● Short task
Copy out the whole listing exactly as written, leaving the pictures behind.

● Supplied information
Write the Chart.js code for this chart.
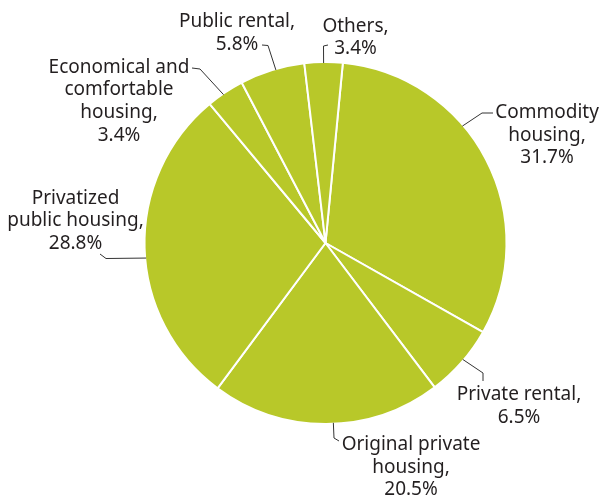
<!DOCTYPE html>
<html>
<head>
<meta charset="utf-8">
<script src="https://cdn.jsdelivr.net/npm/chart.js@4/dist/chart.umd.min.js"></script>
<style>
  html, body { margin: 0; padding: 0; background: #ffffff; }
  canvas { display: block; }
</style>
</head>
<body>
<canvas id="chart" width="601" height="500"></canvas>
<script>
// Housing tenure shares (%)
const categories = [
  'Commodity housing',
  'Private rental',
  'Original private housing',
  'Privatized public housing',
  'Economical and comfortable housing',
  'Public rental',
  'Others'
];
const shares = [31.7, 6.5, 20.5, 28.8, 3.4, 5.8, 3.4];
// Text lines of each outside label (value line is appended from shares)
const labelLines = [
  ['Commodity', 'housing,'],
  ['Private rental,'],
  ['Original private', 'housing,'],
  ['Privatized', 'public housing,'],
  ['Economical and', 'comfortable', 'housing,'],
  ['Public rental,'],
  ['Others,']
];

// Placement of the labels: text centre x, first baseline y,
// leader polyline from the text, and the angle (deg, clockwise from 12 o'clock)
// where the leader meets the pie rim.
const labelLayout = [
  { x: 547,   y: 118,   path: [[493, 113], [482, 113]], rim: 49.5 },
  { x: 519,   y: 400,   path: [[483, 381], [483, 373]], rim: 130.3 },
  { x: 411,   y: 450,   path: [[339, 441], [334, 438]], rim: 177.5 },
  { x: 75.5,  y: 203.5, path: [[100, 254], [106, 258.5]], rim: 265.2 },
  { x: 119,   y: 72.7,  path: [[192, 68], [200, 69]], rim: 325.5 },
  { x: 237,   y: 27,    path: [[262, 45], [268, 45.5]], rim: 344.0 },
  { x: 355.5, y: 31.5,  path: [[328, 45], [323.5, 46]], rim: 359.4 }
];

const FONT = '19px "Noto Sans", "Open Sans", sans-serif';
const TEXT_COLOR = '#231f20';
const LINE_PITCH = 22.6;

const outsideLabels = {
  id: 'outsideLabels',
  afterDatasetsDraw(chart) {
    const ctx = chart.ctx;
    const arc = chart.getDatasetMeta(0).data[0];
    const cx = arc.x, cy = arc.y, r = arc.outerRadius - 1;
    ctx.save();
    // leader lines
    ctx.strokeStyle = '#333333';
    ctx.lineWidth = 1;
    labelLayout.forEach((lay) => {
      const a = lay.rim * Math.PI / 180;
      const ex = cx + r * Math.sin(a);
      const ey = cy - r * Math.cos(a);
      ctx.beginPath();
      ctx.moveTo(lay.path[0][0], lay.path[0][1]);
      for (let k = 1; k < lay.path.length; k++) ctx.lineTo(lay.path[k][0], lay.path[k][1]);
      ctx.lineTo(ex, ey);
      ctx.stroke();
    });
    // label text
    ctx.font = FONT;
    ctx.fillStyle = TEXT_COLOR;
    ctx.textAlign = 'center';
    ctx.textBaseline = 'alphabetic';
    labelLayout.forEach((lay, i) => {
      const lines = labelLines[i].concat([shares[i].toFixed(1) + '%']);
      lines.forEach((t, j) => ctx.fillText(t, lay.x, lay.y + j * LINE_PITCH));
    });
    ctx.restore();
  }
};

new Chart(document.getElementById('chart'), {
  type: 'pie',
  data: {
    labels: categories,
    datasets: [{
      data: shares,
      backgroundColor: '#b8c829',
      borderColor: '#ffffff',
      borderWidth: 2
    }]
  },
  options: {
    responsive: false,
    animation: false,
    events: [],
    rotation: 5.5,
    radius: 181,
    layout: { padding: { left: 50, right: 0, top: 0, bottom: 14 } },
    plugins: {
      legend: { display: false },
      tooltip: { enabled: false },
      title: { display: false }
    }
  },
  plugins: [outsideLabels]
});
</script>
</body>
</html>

● Task answer
Write the Chart.js code for this chart.
<!DOCTYPE html>
<html>
<head>
<meta charset="utf-8">
<script src="https://cdn.jsdelivr.net/npm/chart.js@4/dist/chart.umd.min.js"></script>
<style>
  html, body { margin: 0; padding: 0; background: #ffffff; }
  canvas { display: block; }
</style>
</head>
<body>
<canvas id="chart" width="601" height="500"></canvas>
<script>
// Housing tenure shares (%)
const categories = [
  'Commodity housing',
  'Private rental',
  'Original private housing',
  'Privatized public housing',
  'Economical and comfortable housing',
  'Public rental',
  'Others'
];
const shares = [31.7, 6.5, 20.5, 28.8, 3.4, 5.8, 3.4];
// Text lines of each outside label (value line is appended from shares)
const labelLines = [
  ['Commodity', 'housing,'],
  ['Private rental,'],
  ['Original private', 'housing,'],
  ['Privatized', 'public housing,'],
  ['Economical and', 'comfortable', 'housing,'],
  ['Public rental,'],
  ['Others,']
];

// Placement of the labels: text centre x, first baseline y,
// leader polyline from the text, and the angle (deg, clockwise from 12 o'clock)
// where the leader meets the pie rim.
const labelLayout = [
  { x: 547,   y: 118,   path: [[493, 113], [482, 113]], rim: 49.5 },
  { x: 519,   y: 400,   path: [[483, 381], [483, 373]], rim: 130.3 },
  { x: 411,   y: 450,   path: [[339, 441], [334, 438]], rim: 177.5 },
  { x: 75.5,  y: 203.5, path: [[100, 254], [106, 258.5]], rim: 265.2 },
  { x: 119,   y: 72.7,  path: [[192, 68], [200, 69]], rim: 325.5 },
  { x: 237,   y: 27,    path: [[262, 45], [268, 45.5]], rim: 344.0 },
  { x: 355.5, y: 31.5,  path: [[328, 45], [323.5, 46]], rim: 359.4 }
];

const FONT = '19px "Noto Sans", "Open Sans", sans-serif';
const TEXT_COLOR = '#231f20';
const LINE_PITCH = 22.6;

const outsideLabels = {
  id: 'outsideLabels',
  afterDatasetsDraw(chart) {
    const ctx = chart.ctx;
    const arc = chart.getDatasetMeta(0).data[0];
    const cx = arc.x, cy = arc.y, r = arc.outerRadius - 1;
    ctx.save();
    // leader lines
    ctx.strokeStyle = '#333333';
    ctx.lineWidth = 1;
    labelLayout.forEach((lay) => {
      const a = lay.rim * Math.PI / 180;
      const ex = cx + r * Math.sin(a);
      const ey = cy - r * Math.cos(a);
      ctx.beginPath();
      ctx.moveTo(lay.path[0][0], lay.path[0][1]);
      for (let k = 1; k < lay.path.length; k++) ctx.lineTo(lay.path[k][0], lay.path[k][1]);
      ctx.lineTo(ex, ey);
      ctx.stroke();
    });
    // label text
    ctx.font = FONT;
    ctx.fillStyle = TEXT_COLOR;
    ctx.textAlign = 'center';
    ctx.textBaseline = 'alphabetic';
    labelLayout.forEach((lay, i) => {
      const lines = labelLines[i].concat([shares[i].toFixed(1) + '%']);
      lines.forEach((t, j) => ctx.fillText(t, lay.x, lay.y + j * LINE_PITCH));
    });
    ctx.restore();
  }
};

new Chart(document.getElementById('chart'), {
  type: 'pie',
  data: {
    labels: categories,
    datasets: [{
      data: shares,
      backgroundColor: '#b8c829',
      borderColor: '#ffffff',
      borderWidth: 2
    }]
  },
  options: {
    responsive: false,
    animation: false,
    events: [],
    rotation: 5.5,
    radius: 181,
    layout: { padding: { left: 50, right: 0, top: 0, bottom: 14 } },
    plugins: {
      legend: { display: false },
      tooltip: { enabled: false },
      title: { display: false }
    }
  },
  plugins: [outsideLabels]
});
</script>
</body>
</html>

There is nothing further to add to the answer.